Os meus pais são comunistas. Isto começou por criar alguns problemas na escola primária, onde eu não soube reagir da melhor forma nem compreender a razão da animosidade que me dirigiram os ranhosos dos meus colegas quando souberam.
Mas como eles eram muitos e hostis, e eu já atingia a minha quota de porrada diária por outras razões (como por usar óculos e por ter sotaque do Porto) passei a esconder o comunismo familiar como se fosse uma doença vergonhosa e isto durou até encontrar outros colegas de escola, alguns anos mais tarde, que padeciam da mesma enfermidade.
Nessa altura, o desenvolvimento psicológico e crítico próprio da adolescência já me permitiu indagar e reflectir sobre o assunto e, de facto, comecei a admirar a teoria.
A génese filosófica e ética do ideal comunista ilustrada pelos princípios de igualdade e fraternidade é suficiente, creio, para explicar a sua capacidade de mobilização. Quanto mais não seja, sustentou a minha atracção pela ideologia.

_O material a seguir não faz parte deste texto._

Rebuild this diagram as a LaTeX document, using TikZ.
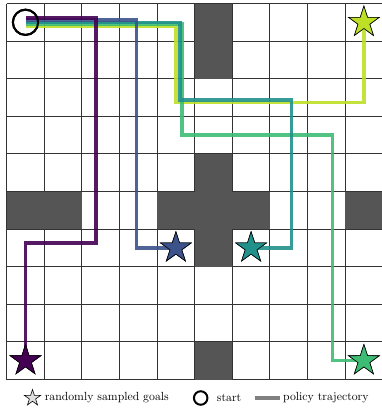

Mas não implicou que eu fosse incapaz de reconhecer a utopia subjacente a uma sociedade sem classes, sem Estado, baseada na propriedade comum dos meios de produção, com a consequente abolição da propriedade privada e caracterizada pelo controle dos meios de produção pelos trabalhadores através de associações livres de produtores.
Aliás, os próprios comunistas também reconhecem a utopia, parece-me, tendo-se ficado pela primeira fase do Processo Revolucionário, assente em sistemas políticos socialistas, face à impossibilidade de implementar a segunda fase que seria a efectivação de sistemas políticos comunistas.
É verdade que muitos regimes socialistas baseados em ideais comunistas culminaram em abusos de poder e restrições da liberdade inaceitáveis.
Por outro lado, é estúpido negar, no caso português, embora alguns tentem, as preciosas e sofridas contribuições do PCP para o fim da ditadura salazarista e da miséria intelectual e material em que o país se viu afundado por cinco décadas de fascismo.
E não adianta tentar colar o "comunismo" português aos "comunismos" totalitários da China, da Coreia do Norte, etc., porque o "comunismo" português é democrata, defende e lutou pela democracia portuguesa como nenhum outro partido e, acima de tudo nunca sugeriu "suspendê-la", como certa pessoa que neste momento até é candidata a Primeira Ministra fez.
Eu, como portuguesa ciente e orgulhosa da minha história também sofro dessa enfermidade, também estou contaminada pelo vírus do "comunismo", porque acredito que é possível ter liberdade real e socialismo efectivo em Portugal. Não sou, na minha aparentemente antagónica posição, nem anticomunista primária nem pró-comunista cega.
E as aspas acima uso-as porque tenho a teoria de que a denominação dos partidos portugueses (quase todos) é enganadora: seria mais fiel à realidade portuguesa que o PCP se chamasse "Partido Socialista", porque é o que ele é, assim como que o PS se chamasse "Partido Social Democrata", o PSD "Partido Conservador" e o CDS "Partido Nacionalista Cristão".